Once we hit the roundabout, it turns full on. Mandalay is a city. A busy city with people buying, making, and living their lives like they do in any other city, except it seemed to be standing still in modernity. There aren’t any western franchises, tall buildings, or stop lights. The roads are dusty. Pot-holed. Perfect.

Our hotel is in the heart of the city. It has *gasp* internet! It includes breakfast. It is moderately clean. They serve beer. It is all we ask for in a hotel and then some. The desk points us in the direction of a place to eat. We ask for a map, they laugh. “Just walk that way. You will find it,” and we do. In seeming contrast to all things Burmese, the streets are extremely well marked and organized. We are the only tourists we see on the walk. Actually, we only see four other tourists in our two day stay in Mandalay, outside of our hotel. Because of this, we stand out. Really, Beck stands out. A fair-skinned, blond, blue-eyed baby in a Kelty backpack isn’t a sight they see often. Everyone that we walk by stops, points, smiles, and wants to play with him. He loves it.

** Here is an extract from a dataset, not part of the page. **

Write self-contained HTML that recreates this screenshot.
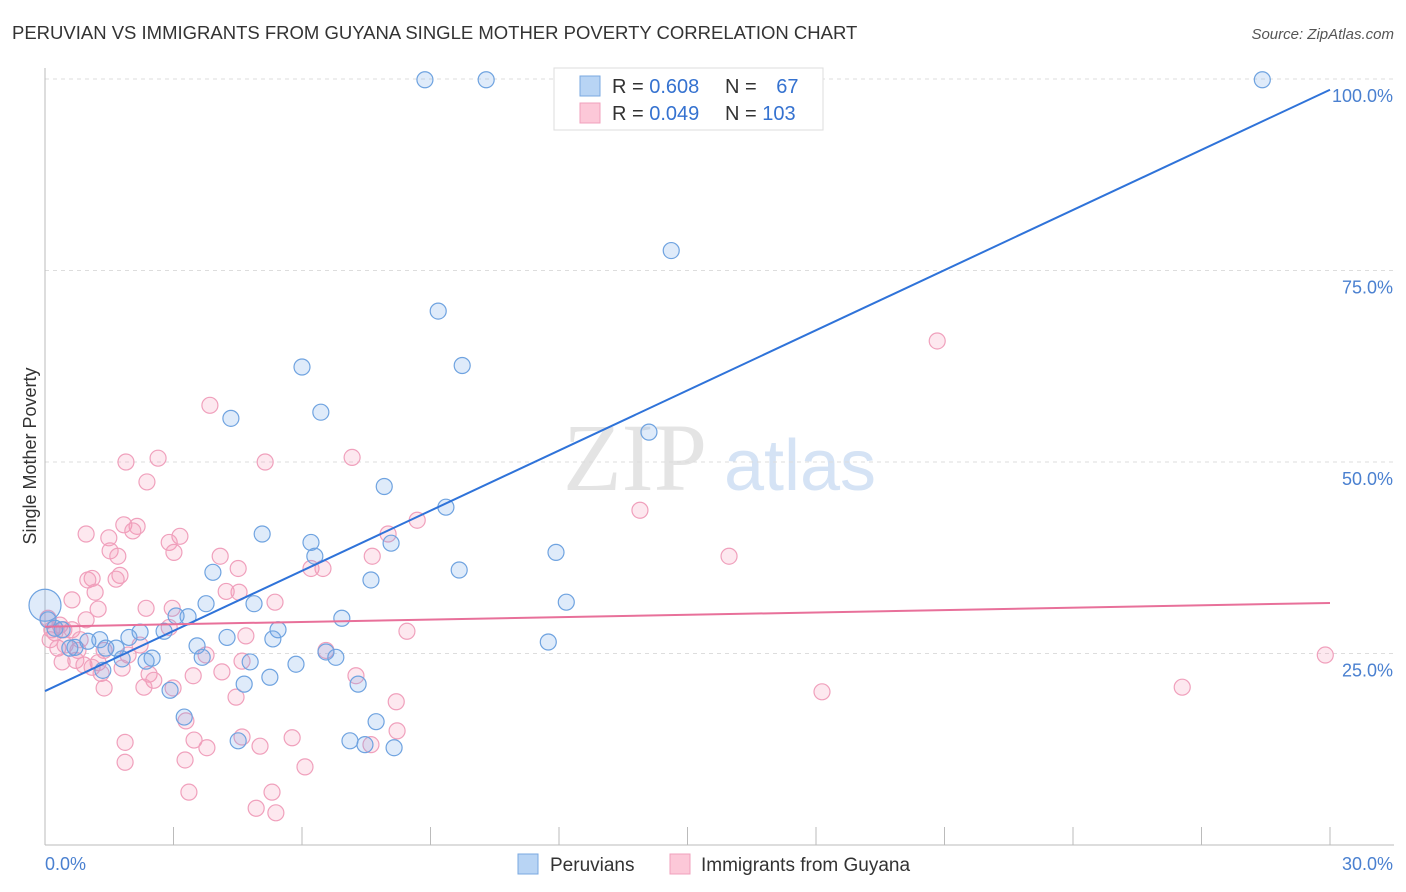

When we got to our restaurant, we order one meal each, and receive 15 bowls of currys, rice, and soup for $5. For two and a half people. I thought something must be lost in translation but, this is how they serve meals here. We get Beck out of his backpack and are preparing to eat a meal like one does with a toddler, disastrously, the waiters swoop down, pick him up and play with him the entire time. They teach him how to write in Burmese and show him off to the cooks. Josh and I have a conversation. I could get used to this.

And so went our stay in Mandalay.

I go for a run and find myself soaking in the local morning routines. Monks take my picture. I wander through a market of homemade sausages, shark, stalls selling army gear, spices, art. The streets are full of old bicycles and cars from the 60’s, reminiscent of an Orwellian era.

With the help of our hotel, we find the one ATM in Mandalay that would recognize our American debit card. Things are working out. Flights to Bagan, check.

Bagan. One of the most beautiful and pristine places I have yet to see. In an attempt to describe a place that holds its own, the best I can say is that it is slightly reminiscent of Angkor Wat’s spirituality, with the laid back, untouched feel of Luang Prabang, Laos. Their bright red mouths stained from betel nut reminds one of India. The dirt roads are groomed, lined with temples, pagodas, and stupas. In its time, between the 11th and 13th century, there were 10,000 Buddhist temples. Over 2,000 remain with another 2,000 under renovation after an earthquake in 1975.

We hire a driver, U Aung, to take us to so many temples and pagodas that we lose count. They are as beautiful inside as out. Along with massive, gold Buddhas, they have the original paintings, doors, and bricks poking out of the necessary renovations. Eventually, we have to call a nap hour for Beck though. We make plans for U Aung to pick us up in the late afternoon so we could see Bagan at sunset. After going back to our hotel, laying Beck down in his bed of blankets, and drinking a much deserved beer on a hot day, we start to waver about leaving the quiet of the moment. This was the climax of our trip though. We rally. No rest for the weary. When our driver arrives, I scoop a sleepy Beck up and set off.

Our driver takes us to a remote pagoda, off the dirt path that already had little, to no traffic. He meets up with his friend that unlocks the doors for us and leads us inside with flashlights in the quiet dark, spotting Buddhas recessed into the walls. Light is shining through the windows. If I were the type to believe, this is where one could find religion. Even Beck quieted. There is peace in this place.

Truly, there aren’t going to be the right words to describe the sunsets, the temples, the inherent kindness of the people, and the slow, peaceful way of this place. If you do find yourself in Burma, tread lightly and appreciate the kind soul of this country.


“True and sincere traveling is no pastime, but it is as serious as the grave, or any part of the human journey, and it requires a long probation to be broken into it. I do not speak of those that travel sitting, the sedentary travelers whose legs hang dangling the while, mere idle symbols of the fact, any more than when we speak of sitting hens we mean those that sit standing, but I mean those to whom traveling is life for the legs, and death too, at last. The traveler must be born again on the road, and earn a passport from the elements, the principal powers that be for him. He shall experience at last that old threat of his mother fulfilled, that he shall be skinned alive. His sores shall gradually deepen themselves that they may heal inwardly, while he gives no rest to the sole of his foot, and at night weariness must be his pillow, that so he may acquire experience against his rainy days. So it was with us.”